__What is asked__:
Nothing after the line with "ax.yaxis.set_major_formatter(plt.FormatStrFormatter('%.1f'))" belongs in the copy; extract the lines below from the top through that line, pictures left out.

__Provided data__:
· · · · ·
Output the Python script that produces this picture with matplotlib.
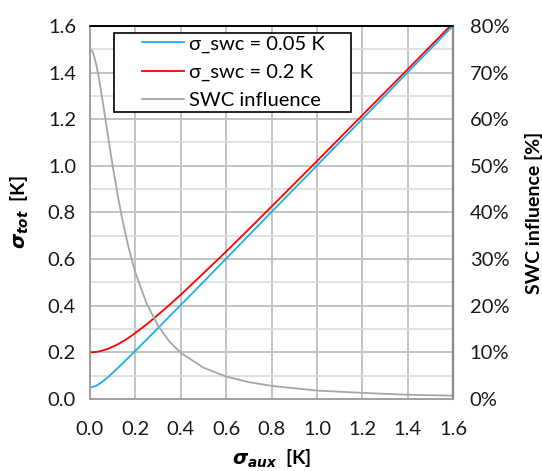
import numpy as np
import matplotlib.pyplot as plt
from matplotlib.patches import Rectangle
from matplotlib.ticker import MultipleLocator, PercentFormatter

plt.rcParams['font.family'] = ['Lato', 'DejaVu Sans']
plt.rcParams['mathtext.fontset'] = 'dejavusans'

# sigma_aux [K]
sigma_aux = [0, 0.01, 0.02, 0.03, 0.04, 0.06, 0.08, 0.1, 0.12, 0.14, 0.16, 0.18, 0.2,
             0.25, 0.3, 0.35, 0.4, 0.5, 0.6, 0.7, 0.8, 1.0, 1.2, 1.4, 1.6]
# sigma_tot [K]
tot_swc005 = [0.050, 0.051, 0.054, 0.058, 0.064, 0.078, 0.094, 0.112, 0.130, 0.149,
              0.168, 0.187, 0.206, 0.255, 0.304, 0.354, 0.403, 0.502, 0.602, 0.702,
              0.802, 1.001, 1.201, 1.401, 1.601]
tot_swc02 = [0.200, 0.200, 0.201, 0.202, 0.204, 0.209, 0.215, 0.224, 0.233, 0.244,
             0.256, 0.269, 0.283, 0.320, 0.361, 0.403, 0.447, 0.539, 0.632, 0.728,
             0.825, 1.020, 1.217, 1.414, 1.612]
# SWC influence [%]
influence = [75.0, 74.6, 73.2, 71.2, 68.6, 62.6, 56.2, 50.0, 44.3, 39.1, 34.6, 30.6,
             27.1, 20.4, 15.7, 12.3, 9.9, 6.7, 4.8, 3.6, 2.8, 1.8, 1.3, 0.9, 0.7]

fig = plt.figure(figsize=(5.42, 4.71), dpi=100)
ax = fig.add_axes([0.166, 0.153, 0.670, 0.792])
ax2 = ax.twinx()

ax.plot(sigma_aux, tot_swc005, color='#1cb0ea', lw=1.3, label='σ_swc = 0.05 K', zorder=3)
ax.plot(sigma_aux, tot_swc02, color='#ff0000', lw=1.3, label='σ_swc = 0.2 K', zorder=3)
ax2.plot(sigma_aux, influence, color='#a6a6a6', lw=1.3, label='SWC influence', zorder=1)

ax.set_xlim(0, 1.6)
ax.set_ylim(0, 1.6)
ax2.set_ylim(0, 80)
ax.xaxis.set_major_locator(MultipleLocator(0.2))
ax.yaxis.set_major_locator(MultipleLocator(0.2))
ax.yaxis.set_minor_locator(MultipleLocator(0.1))
ax2.yaxis.set_major_locator(MultipleLocator(10))
ax2.yaxis.set_major_formatter(PercentFormatter(decimals=0))
ax.xaxis.set_major_formatter(plt.FormatStrFormatter('%.1f'))
ax.yaxis.set_major_formatter(plt.FormatStrFormatter('%.1f'))

ax.grid(which='major', color='#c3c3c3', lw=1.4)
ax.grid(which='minor', axis='y', color='#dcdcdc', lw=1.2)
ax.set_axisbelow(True)

for a in (ax, ax2):
    a.tick_params(which='both', length=0, labelsize=14.5, colors='#1a1a1a')
    for s in ('left', 'bottom', 'right'):
        a.spines[s].set_color('#a0a0a0')
        a.spines[s].set_linewidth(1.2)
    a.spines['top'].set_color('#000000')
    a.spines['top'].set_linewidth(1.2)
ax2.spines['right'].set_color('#8a8a8a')
ax2.spines['right'].set_linewidth(1.6)
ax.tick_params(axis='x', pad=16)
ax.tick_params(axis='y', pad=10)
ax2.tick_params(axis='y', pad=12)

ax.set_xlabel(r'$\mathbfit{\sigma}_{\mathbfit{aux}}$  [K]', fontsize=14, fontweight='bold', labelpad=7)
ax.set_ylabel(r'$\mathbfit{\sigma}_{\mathbfit{tot}}$  [K]', fontsize=14, fontweight='bold', labelpad=12)
ax2.set_ylabel('SWC influence [%]', fontsize=14, fontweight='bold', labelpad=11)

# legend box drawn separately (Excel style wide padding)
box = Rectangle((0.066, 0.769), 0.653, 0.212, transform=ax2.transAxes,
                facecolor='white', edgecolor='black', lw=1.2, zorder=4)
ax2.add_patch(box)

h1, l1 = ax.get_legend_handles_labels()
h2, l2 = ax2.get_legend_handles_labels()
leg = ax2.legend(h1 + h2, l1 + l2, loc='upper left', bbox_to_anchor=(0.143, 0.975),
                 borderaxespad=0, borderpad=0, fontsize=14.5, frameon=False,
                 handlelength=2.1, handletextpad=0.25, labelspacing=0.55)
leg.set_zorder(5)

fig.savefig('out.png', dpi=100)
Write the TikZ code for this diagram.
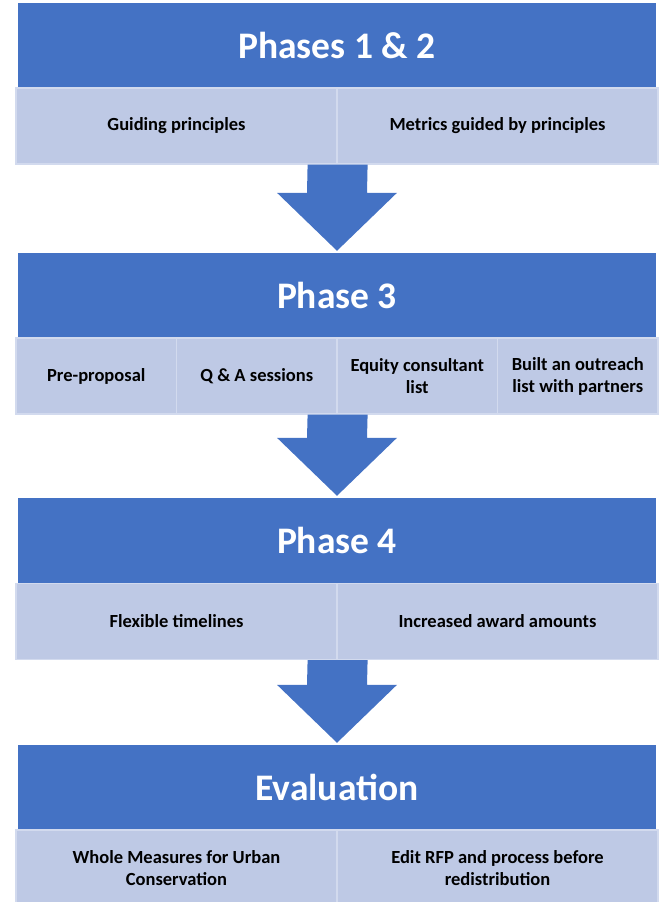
· · · · ·
__Result of the task__:
Output the Python script that produces this picture with matplotlib.
import numpy as np
import matplotlib.pyplot as plt
from matplotlib.patches import Rectangle
from matplotlib.ticker import MultipleLocator, PercentFormatter

plt.rcParams['font.family'] = ['Lato', 'DejaVu Sans']
plt.rcParams['mathtext.fontset'] = 'dejavusans'

# sigma_aux [K]
sigma_aux = [0, 0.01, 0.02, 0.03, 0.04, 0.06, 0.08, 0.1, 0.12, 0.14, 0.16, 0.18, 0.2,
             0.25, 0.3, 0.35, 0.4, 0.5, 0.6, 0.7, 0.8, 1.0, 1.2, 1.4, 1.6]
# sigma_tot [K]
tot_swc005 = [0.050, 0.051, 0.054, 0.058, 0.064, 0.078, 0.094, 0.112, 0.130, 0.149,
              0.168, 0.187, 0.206, 0.255, 0.304, 0.354, 0.403, 0.502, 0.602, 0.702,
              0.802, 1.001, 1.201, 1.401, 1.601]
tot_swc02 = [0.200, 0.200, 0.201, 0.202, 0.204, 0.209, 0.215, 0.224, 0.233, 0.244,
             0.256, 0.269, 0.283, 0.320, 0.361, 0.403, 0.447, 0.539, 0.632, 0.728,
             0.825, 1.020, 1.217, 1.414, 1.612]
# SWC influence [%]
influence = [75.0, 74.6, 73.2, 71.2, 68.6, 62.6, 56.2, 50.0, 44.3, 39.1, 34.6, 30.6,
             27.1, 20.4, 15.7, 12.3, 9.9, 6.7, 4.8, 3.6, 2.8, 1.8, 1.3, 0.9, 0.7]

fig = plt.figure(figsize=(5.42, 4.71), dpi=100)
ax = fig.add_axes([0.166, 0.153, 0.670, 0.792])
ax2 = ax.twinx()

ax.plot(sigma_aux, tot_swc005, color='#1cb0ea', lw=1.3, label='σ_swc = 0.05 K', zorder=3)
ax.plot(sigma_aux, tot_swc02, color='#ff0000', lw=1.3, label='σ_swc = 0.2 K', zorder=3)
ax2.plot(sigma_aux, influence, color='#a6a6a6', lw=1.3, label='SWC influence', zorder=1)

ax.set_xlim(0, 1.6)
ax.set_ylim(0, 1.6)
ax2.set_ylim(0, 80)
ax.xaxis.set_major_locator(MultipleLocator(0.2))
ax.yaxis.set_major_locator(MultipleLocator(0.2))
ax.yaxis.set_minor_locator(MultipleLocator(0.1))
ax2.yaxis.set_major_locator(MultipleLocator(10))
ax2.yaxis.set_major_formatter(PercentFormatter(decimals=0))
ax.xaxis.set_major_formatter(plt.FormatStrFormatter('%.1f'))
ax.yaxis.set_major_formatter(plt.FormatStrFormatter('%.1f'))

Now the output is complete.